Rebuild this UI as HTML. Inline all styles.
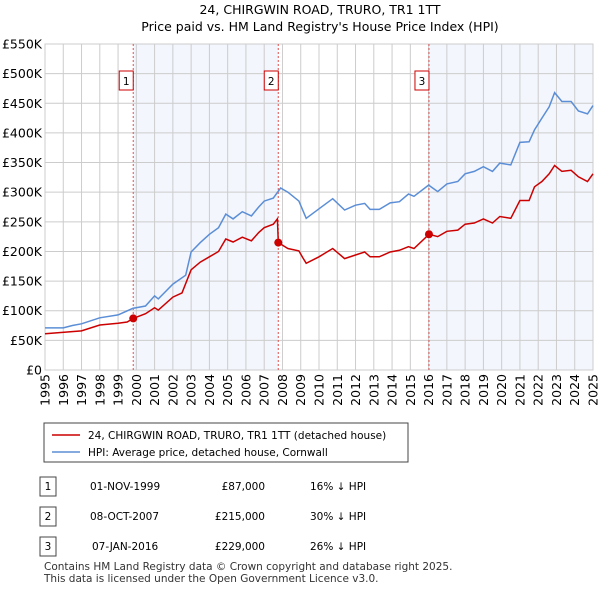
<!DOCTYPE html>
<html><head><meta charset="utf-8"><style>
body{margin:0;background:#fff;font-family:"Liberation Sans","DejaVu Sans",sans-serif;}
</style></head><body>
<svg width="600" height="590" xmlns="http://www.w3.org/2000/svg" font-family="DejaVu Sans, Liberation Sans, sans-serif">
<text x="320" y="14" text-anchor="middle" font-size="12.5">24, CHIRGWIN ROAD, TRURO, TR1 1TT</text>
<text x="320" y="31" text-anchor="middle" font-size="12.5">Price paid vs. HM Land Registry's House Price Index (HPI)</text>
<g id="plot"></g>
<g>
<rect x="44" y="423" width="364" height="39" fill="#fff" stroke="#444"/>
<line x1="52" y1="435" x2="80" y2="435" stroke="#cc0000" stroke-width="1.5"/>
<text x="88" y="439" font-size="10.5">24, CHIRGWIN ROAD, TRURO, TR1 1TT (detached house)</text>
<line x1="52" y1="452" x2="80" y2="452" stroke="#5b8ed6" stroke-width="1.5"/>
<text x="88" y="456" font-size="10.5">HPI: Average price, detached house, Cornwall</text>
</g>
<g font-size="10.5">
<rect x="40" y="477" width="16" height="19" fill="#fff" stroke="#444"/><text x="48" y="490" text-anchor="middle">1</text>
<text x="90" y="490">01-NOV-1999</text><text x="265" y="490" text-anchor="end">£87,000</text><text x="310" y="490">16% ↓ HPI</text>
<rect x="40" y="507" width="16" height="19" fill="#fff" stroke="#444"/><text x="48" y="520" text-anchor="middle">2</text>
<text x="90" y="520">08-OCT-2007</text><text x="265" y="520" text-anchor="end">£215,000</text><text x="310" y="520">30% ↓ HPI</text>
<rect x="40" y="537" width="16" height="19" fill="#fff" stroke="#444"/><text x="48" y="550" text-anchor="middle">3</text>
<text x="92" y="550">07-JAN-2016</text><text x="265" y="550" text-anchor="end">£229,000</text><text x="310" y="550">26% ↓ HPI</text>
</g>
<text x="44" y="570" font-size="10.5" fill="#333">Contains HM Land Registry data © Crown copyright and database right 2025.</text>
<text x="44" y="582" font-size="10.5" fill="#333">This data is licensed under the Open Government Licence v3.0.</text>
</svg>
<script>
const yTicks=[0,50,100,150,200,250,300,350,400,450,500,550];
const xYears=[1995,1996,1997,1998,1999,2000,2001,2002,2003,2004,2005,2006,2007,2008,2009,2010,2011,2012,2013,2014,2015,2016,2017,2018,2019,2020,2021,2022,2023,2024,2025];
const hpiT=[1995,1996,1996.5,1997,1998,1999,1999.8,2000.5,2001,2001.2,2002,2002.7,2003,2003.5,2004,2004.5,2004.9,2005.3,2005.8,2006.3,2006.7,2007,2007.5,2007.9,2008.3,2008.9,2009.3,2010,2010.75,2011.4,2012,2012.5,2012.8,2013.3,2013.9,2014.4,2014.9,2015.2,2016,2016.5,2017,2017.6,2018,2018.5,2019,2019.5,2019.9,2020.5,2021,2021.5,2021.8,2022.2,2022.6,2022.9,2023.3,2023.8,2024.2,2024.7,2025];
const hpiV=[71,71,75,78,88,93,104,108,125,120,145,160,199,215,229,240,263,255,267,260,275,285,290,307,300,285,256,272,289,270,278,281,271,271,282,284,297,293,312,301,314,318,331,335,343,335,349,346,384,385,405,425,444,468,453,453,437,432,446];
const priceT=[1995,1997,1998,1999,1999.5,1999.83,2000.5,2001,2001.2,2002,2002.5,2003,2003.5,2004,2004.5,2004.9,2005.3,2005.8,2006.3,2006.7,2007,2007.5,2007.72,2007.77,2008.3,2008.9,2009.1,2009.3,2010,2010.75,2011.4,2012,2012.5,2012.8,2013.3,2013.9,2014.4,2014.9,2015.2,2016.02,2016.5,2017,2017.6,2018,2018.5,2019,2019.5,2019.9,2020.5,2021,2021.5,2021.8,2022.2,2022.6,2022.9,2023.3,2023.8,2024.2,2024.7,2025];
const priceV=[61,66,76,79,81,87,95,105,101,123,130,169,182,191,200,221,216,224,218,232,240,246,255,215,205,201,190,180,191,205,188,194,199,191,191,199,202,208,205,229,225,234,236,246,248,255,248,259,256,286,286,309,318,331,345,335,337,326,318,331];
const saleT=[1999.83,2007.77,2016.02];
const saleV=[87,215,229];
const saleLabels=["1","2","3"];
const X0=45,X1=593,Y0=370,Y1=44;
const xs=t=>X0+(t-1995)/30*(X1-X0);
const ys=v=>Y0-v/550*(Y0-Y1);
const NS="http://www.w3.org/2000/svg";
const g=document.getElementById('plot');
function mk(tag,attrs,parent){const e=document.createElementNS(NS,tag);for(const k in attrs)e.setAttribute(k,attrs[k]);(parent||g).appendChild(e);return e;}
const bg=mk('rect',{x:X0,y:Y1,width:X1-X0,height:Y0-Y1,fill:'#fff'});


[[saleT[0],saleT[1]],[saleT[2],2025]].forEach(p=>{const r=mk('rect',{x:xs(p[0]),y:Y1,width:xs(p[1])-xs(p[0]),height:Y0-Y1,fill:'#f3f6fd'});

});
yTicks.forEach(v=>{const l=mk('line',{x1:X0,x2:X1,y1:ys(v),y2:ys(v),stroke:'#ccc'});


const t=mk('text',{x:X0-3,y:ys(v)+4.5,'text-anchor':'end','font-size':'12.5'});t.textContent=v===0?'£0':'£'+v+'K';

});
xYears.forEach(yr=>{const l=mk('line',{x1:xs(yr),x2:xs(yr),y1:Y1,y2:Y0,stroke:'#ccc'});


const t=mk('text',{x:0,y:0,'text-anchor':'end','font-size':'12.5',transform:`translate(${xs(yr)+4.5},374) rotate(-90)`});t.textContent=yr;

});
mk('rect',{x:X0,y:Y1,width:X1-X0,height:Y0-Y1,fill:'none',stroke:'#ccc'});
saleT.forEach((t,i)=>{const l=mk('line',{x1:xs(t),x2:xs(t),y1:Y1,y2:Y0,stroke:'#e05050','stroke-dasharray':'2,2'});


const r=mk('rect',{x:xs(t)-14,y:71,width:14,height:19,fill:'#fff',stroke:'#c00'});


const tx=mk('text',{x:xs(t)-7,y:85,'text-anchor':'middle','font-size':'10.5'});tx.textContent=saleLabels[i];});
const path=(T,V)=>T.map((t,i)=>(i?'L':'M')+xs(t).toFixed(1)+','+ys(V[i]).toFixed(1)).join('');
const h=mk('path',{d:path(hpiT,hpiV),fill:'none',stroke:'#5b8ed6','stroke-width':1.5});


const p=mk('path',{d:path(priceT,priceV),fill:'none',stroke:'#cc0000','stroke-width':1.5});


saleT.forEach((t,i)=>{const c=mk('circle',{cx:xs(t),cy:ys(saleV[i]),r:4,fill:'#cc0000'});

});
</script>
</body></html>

•••••

* [GOAL OF THE EXERCISE] Exclude every picture and copy the remaining data exactly.

* [THE RESULT]
Rebuild this UI as HTML. Inline all styles.
<!DOCTYPE html>
<html><head><meta charset="utf-8"><style>
body{margin:0;background:#fff;font-family:"Liberation Sans","DejaVu Sans",sans-serif;}
</style></head><body>
<svg width="600" height="590" xmlns="http://www.w3.org/2000/svg" font-family="DejaVu Sans, Liberation Sans, sans-serif">
<text x="320" y="14" text-anchor="middle" font-size="12.5">24, CHIRGWIN ROAD, TRURO, TR1 1TT</text>
<text x="320" y="31" text-anchor="middle" font-size="12.5">Price paid vs. HM Land Registry's House Price Index (HPI)</text>
<g id="plot"></g>
<g>
<rect x="44" y="423" width="364" height="39" fill="#fff" stroke="#444"/>
<line x1="52" y1="435" x2="80" y2="435" stroke="#cc0000" stroke-width="1.5"/>
<text x="88" y="439" font-size="10.5">24, CHIRGWIN ROAD, TRURO, TR1 1TT (detached house)</text>
<line x1="52" y1="452" x2="80" y2="452" stroke="#5b8ed6" stroke-width="1.5"/>
<text x="88" y="456" font-size="10.5">HPI: Average price, detached house, Cornwall</text>
</g>
<g font-size="10.5">
<rect x="40" y="477" width="16" height="19" fill="#fff" stroke="#444"/><text x="48" y="490" text-anchor="middle">1</text>
<text x="90" y="490">01-NOV-1999</text><text x="265" y="490" text-anchor="end">£87,000</text><text x="310" y="490">16% ↓ HPI</text>
<rect x="40" y="507" width="16" height="19" fill="#fff" stroke="#444"/><text x="48" y="520" text-anchor="middle">2</text>
<text x="90" y="520">08-OCT-2007</text><text x="265" y="520" text-anchor="end">£215,000</text><text x="310" y="520">30% ↓ HPI</text>
<rect x="40" y="537" width="16" height="19" fill="#fff" stroke="#444"/><text x="48" y="550" text-anchor="middle">3</text>
<text x="92" y="550">07-JAN-2016</text><text x="265" y="550" text-anchor="end">£229,000</text><text x="310" y="550">26% ↓ HPI</text>
</g>
<text x="44" y="570" font-size="10.5" fill="#333">Contains HM Land Registry data © Crown copyright and database right 2025.</text>
<text x="44" y="582" font-size="10.5" fill="#333">This data is licensed under the Open Government Licence v3.0.</text>
</svg>
<script>
const yTicks=[0,50,100,150,200,250,300,350,400,450,500,550];
const xYears=[1995,1996,1997,1998,1999,2000,2001,2002,2003,2004,2005,2006,2007,2008,2009,2010,2011,2012,2013,2014,2015,2016,2017,2018,2019,2020,2021,2022,2023,2024,2025];
const hpiT=[1995,1996,1996.5,1997,1998,1999,1999.8,2000.5,2001,2001.2,2002,2002.7,2003,2003.5,2004,2004.5,2004.9,2005.3,2005.8,2006.3,2006.7,2007,2007.5,2007.9,2008.3,2008.9,2009.3,2010,2010.75,2011.4,2012,2012.5,2012.8,2013.3,2013.9,2014.4,2014.9,2015.2,2016,2016.5,2017,2017.6,2018,2018.5,2019,2019.5,2019.9,2020.5,2021,2021.5,2021.8,2022.2,2022.6,2022.9,2023.3,2023.8,2024.2,2024.7,2025];
const hpiV=[71,71,75,78,88,93,104,108,125,120,145,160,199,215,229,240,263,255,267,260,275,285,290,307,300,285,256,272,289,270,278,281,271,271,282,284,297,293,312,301,314,318,331,335,343,335,349,346,384,385,405,425,444,468,453,453,437,432,446];
const priceT=[1995,1997,1998,1999,1999.5,1999.83,2000.5,2001,2001.2,2002,2002.5,2003,2003.5,2004,2004.5,2004.9,2005.3,2005.8,2006.3,2006.7,2007,2007.5,2007.72,2007.77,2008.3,2008.9,2009.1,2009.3,2010,2010.75,2011.4,2012,2012.5,2012.8,2013.3,2013.9,2014.4,2014.9,2015.2,2016.02,2016.5,2017,2017.6,2018,2018.5,2019,2019.5,2019.9,2020.5,2021,2021.5,2021.8,2022.2,2022.6,2022.9,2023.3,2023.8,2024.2,2024.7,2025];
const priceV=[61,66,76,79,81,87,95,105,101,123,130,169,182,191,200,221,216,224,218,232,240,246,255,215,205,201,190,180,191,205,188,194,199,191,191,199,202,208,205,229,225,234,236,246,248,255,248,259,256,286,286,309,318,331,345,335,337,326,318,331];
const saleT=[1999.83,2007.77,2016.02];
const saleV=[87,215,229];
const saleLabels=["1","2","3"];
const X0=45,X1=593,Y0=370,Y1=44;
const xs=t=>X0+(t-1995)/30*(X1-X0);
const ys=v=>Y0-v/550*(Y0-Y1);
const NS="http://www.w3.org/2000/svg";
const g=document.getElementById('plot');
function mk(tag,attrs,parent){const e=document.createElementNS(NS,tag);for(const k in attrs)e.setAttribute(k,attrs[k]);(parent||g).appendChild(e);return e;}
const bg=mk('rect',{x:X0,y:Y1,width:X1-X0,height:Y0-Y1,fill:'#fff'});


[[saleT[0],saleT[1]],[saleT[2],2025]].forEach(p=>{const r=mk('rect',{x:xs(p[0]),y:Y1,width:xs(p[1])-xs(p[0]),height:Y0-Y1,fill:'#f3f6fd'});

});
yTicks.forEach(v=>{const l=mk('line',{x1:X0,x2:X1,y1:ys(v),y2:ys(v),stroke:'#ccc'});


const t=mk('text',{x:X0-3,y:ys(v)+4.5,'text-anchor':'end','font-size':'12.5'});t.textContent=v===0?'£0':'£'+v+'K';

});
xYears.forEach(yr=>{const l=mk('line',{x1:xs(yr),x2:xs(yr),y1:Y1,y2:Y0,stroke:'#ccc'});


const t=mk('text',{x:0,y:0,'text-anchor':'end','font-size':'12.5',transform:`translate(${xs(yr)+4.5},374) rotate(-90)`});t.textContent=yr;

});
mk('rect',{x:X0,y:Y1,width:X1-X0,height:Y0-Y1,fill:'none',stroke:'#ccc'});
saleT.forEach((t,i)=>{const l=mk('line',{x1:xs(t),x2:xs(t),y1:Y1,y2:Y0,stroke:'#e05050','stroke-dasharray':'2,2'});


const r=mk('rect',{x:xs(t)-14,y:71,width:14,height:19,fill:'#fff',stroke:'#c00'});


const tx=mk('text',{x:xs(t)-7,y:85,'text-anchor':'middle','font-size':'10.5'});tx.textContent=saleLabels[i];});
const path=(T,V)=>T.map((t,i)=>(i?'L':'M')+xs(t).toFixed(1)+','+ys(V[i]).toFixed(1)).join('');
const h=mk('path',{d:path(hpiT,hpiV),fill:'none',stroke:'#5b8ed6','stroke-width':1.5});


const p=mk('path',{d:path(priceT,priceV),fill:'none',stroke:'#cc0000','stroke-width':1.5});


saleT.forEach((t,i)=>{const c=mk('circle',{cx:xs(t),cy:ys(saleV[i]),r:4,fill:'#cc0000'});

});
</script>
</body></html>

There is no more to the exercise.